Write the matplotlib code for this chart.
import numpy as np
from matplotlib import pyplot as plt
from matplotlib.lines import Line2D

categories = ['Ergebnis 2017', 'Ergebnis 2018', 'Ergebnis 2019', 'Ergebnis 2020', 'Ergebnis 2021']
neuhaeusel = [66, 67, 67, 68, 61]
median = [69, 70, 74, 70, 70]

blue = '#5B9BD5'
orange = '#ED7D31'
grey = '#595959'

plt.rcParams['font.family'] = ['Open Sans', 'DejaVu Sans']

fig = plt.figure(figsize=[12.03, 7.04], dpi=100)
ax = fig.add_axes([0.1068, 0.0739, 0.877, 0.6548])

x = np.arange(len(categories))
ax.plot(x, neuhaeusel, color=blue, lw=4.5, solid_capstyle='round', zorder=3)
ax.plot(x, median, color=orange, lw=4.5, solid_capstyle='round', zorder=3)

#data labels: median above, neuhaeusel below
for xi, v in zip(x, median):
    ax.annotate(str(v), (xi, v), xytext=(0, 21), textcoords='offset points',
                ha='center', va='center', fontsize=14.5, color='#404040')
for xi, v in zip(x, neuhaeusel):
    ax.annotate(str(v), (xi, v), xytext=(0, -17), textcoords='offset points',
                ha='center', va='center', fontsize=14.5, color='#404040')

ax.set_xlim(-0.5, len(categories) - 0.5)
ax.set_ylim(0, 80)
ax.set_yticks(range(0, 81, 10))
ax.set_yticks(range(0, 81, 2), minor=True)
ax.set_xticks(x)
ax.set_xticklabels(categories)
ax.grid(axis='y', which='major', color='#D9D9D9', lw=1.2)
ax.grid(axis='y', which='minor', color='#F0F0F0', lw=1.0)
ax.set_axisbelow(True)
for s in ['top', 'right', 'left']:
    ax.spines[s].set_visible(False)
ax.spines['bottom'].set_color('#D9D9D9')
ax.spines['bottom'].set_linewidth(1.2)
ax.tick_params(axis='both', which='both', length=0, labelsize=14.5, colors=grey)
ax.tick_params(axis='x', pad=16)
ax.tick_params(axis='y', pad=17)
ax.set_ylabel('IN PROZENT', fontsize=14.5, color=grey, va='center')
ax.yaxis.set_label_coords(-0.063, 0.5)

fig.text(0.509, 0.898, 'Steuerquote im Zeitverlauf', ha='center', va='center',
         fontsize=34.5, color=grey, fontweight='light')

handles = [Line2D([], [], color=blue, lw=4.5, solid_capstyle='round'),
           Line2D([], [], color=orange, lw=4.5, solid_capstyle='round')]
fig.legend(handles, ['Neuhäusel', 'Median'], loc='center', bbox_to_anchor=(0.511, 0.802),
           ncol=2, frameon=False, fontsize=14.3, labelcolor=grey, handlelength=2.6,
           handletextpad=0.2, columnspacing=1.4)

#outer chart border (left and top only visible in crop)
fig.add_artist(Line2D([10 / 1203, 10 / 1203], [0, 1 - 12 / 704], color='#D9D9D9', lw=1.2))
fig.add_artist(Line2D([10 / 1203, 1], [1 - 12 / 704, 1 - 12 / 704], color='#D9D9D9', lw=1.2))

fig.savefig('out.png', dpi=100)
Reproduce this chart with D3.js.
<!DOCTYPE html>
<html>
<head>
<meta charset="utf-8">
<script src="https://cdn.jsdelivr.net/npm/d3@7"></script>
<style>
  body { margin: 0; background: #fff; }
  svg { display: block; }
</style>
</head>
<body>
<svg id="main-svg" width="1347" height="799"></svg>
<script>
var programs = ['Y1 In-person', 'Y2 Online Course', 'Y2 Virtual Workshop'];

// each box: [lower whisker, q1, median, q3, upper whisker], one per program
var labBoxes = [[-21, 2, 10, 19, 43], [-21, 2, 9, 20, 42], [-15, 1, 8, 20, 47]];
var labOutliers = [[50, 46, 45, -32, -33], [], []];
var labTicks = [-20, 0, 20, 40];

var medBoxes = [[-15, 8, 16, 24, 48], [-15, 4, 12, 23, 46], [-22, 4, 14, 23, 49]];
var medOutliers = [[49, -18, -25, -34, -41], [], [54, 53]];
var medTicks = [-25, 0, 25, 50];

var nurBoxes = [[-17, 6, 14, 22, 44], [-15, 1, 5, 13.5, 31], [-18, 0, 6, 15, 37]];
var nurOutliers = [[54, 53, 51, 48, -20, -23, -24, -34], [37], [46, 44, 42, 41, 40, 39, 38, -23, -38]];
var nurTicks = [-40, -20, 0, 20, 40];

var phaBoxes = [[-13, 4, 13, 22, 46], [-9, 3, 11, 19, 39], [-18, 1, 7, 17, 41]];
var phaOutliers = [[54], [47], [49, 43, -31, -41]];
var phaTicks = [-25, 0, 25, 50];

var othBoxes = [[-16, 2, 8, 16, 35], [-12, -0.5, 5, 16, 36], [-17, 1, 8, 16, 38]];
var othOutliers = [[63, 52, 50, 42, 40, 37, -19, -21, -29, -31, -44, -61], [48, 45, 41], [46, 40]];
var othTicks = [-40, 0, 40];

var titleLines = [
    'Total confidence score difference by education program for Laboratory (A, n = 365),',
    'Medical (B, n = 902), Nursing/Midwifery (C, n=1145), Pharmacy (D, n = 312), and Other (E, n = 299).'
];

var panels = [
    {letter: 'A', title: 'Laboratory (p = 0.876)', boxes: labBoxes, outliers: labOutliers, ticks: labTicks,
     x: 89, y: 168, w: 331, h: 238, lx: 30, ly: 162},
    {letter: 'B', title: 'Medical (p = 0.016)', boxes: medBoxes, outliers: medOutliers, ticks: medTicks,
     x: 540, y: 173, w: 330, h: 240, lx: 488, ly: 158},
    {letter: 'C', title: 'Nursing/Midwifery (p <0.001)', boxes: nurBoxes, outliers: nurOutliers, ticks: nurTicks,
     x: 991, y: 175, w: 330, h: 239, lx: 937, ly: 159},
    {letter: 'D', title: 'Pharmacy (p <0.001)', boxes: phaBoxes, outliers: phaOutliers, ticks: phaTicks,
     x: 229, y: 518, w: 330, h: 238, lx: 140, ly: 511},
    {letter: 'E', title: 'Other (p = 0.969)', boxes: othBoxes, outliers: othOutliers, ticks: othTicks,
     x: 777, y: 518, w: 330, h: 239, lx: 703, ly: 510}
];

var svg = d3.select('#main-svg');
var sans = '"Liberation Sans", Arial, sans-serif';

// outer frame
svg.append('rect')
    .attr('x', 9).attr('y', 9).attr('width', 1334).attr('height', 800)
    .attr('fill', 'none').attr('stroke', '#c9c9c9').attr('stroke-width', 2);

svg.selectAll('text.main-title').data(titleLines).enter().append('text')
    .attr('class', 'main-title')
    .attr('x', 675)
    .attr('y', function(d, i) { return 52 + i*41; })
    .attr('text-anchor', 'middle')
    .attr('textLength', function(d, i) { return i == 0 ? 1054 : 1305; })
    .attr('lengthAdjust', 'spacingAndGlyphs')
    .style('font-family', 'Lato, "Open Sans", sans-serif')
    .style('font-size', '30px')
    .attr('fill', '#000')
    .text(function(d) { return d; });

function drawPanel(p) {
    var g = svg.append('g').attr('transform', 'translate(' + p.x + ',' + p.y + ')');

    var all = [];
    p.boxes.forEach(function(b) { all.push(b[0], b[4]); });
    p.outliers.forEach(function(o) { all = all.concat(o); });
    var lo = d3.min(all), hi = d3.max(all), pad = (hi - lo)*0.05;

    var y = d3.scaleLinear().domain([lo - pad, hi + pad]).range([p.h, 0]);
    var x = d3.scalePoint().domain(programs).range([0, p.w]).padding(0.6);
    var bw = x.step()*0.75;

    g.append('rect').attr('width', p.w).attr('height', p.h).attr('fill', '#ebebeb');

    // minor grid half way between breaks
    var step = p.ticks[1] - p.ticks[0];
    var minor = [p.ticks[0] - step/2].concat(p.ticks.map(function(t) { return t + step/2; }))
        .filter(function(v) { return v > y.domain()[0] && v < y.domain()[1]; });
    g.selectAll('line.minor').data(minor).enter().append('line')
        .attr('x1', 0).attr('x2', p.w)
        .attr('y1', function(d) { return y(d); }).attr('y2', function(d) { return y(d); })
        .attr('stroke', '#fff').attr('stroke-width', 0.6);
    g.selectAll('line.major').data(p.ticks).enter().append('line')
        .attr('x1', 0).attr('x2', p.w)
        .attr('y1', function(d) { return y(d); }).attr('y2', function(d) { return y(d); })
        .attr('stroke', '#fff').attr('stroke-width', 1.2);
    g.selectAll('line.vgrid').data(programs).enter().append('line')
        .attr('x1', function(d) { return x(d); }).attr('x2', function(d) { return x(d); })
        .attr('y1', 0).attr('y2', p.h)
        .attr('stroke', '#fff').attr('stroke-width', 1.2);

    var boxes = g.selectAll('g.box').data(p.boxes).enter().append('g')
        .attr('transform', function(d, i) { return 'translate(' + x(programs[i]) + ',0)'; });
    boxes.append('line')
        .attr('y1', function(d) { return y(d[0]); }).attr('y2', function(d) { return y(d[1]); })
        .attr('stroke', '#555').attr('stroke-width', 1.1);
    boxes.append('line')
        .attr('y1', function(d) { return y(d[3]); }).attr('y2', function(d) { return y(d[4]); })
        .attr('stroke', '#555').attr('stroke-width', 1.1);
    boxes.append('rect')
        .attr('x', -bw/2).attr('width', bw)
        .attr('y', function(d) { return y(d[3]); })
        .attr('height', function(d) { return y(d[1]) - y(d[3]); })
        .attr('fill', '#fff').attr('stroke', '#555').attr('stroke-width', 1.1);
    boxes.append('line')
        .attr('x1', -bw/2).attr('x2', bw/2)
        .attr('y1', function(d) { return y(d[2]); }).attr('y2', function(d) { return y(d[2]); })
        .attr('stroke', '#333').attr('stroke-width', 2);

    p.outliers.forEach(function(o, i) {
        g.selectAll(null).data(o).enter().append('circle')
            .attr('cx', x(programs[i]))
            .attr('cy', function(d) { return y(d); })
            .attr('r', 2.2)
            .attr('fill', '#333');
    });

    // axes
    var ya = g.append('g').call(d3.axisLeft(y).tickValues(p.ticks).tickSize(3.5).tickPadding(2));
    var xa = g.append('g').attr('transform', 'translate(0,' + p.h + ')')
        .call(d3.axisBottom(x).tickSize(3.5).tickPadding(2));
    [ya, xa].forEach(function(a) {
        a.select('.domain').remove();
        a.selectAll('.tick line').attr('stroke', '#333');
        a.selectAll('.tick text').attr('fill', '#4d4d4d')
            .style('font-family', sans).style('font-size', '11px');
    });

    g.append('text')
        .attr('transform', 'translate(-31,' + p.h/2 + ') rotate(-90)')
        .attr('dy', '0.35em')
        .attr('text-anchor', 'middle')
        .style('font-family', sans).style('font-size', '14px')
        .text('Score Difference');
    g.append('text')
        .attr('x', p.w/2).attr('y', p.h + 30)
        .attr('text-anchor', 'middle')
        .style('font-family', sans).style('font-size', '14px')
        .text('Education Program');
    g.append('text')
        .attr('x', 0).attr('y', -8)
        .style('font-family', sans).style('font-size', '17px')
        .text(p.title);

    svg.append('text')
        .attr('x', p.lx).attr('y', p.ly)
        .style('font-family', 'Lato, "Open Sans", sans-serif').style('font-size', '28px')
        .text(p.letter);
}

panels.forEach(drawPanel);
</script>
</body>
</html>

===

__THE PROBLEM__
Each line in the material either holds the string "this" or does not. State how many do, and nothing else.

__IN RESPONSE__
2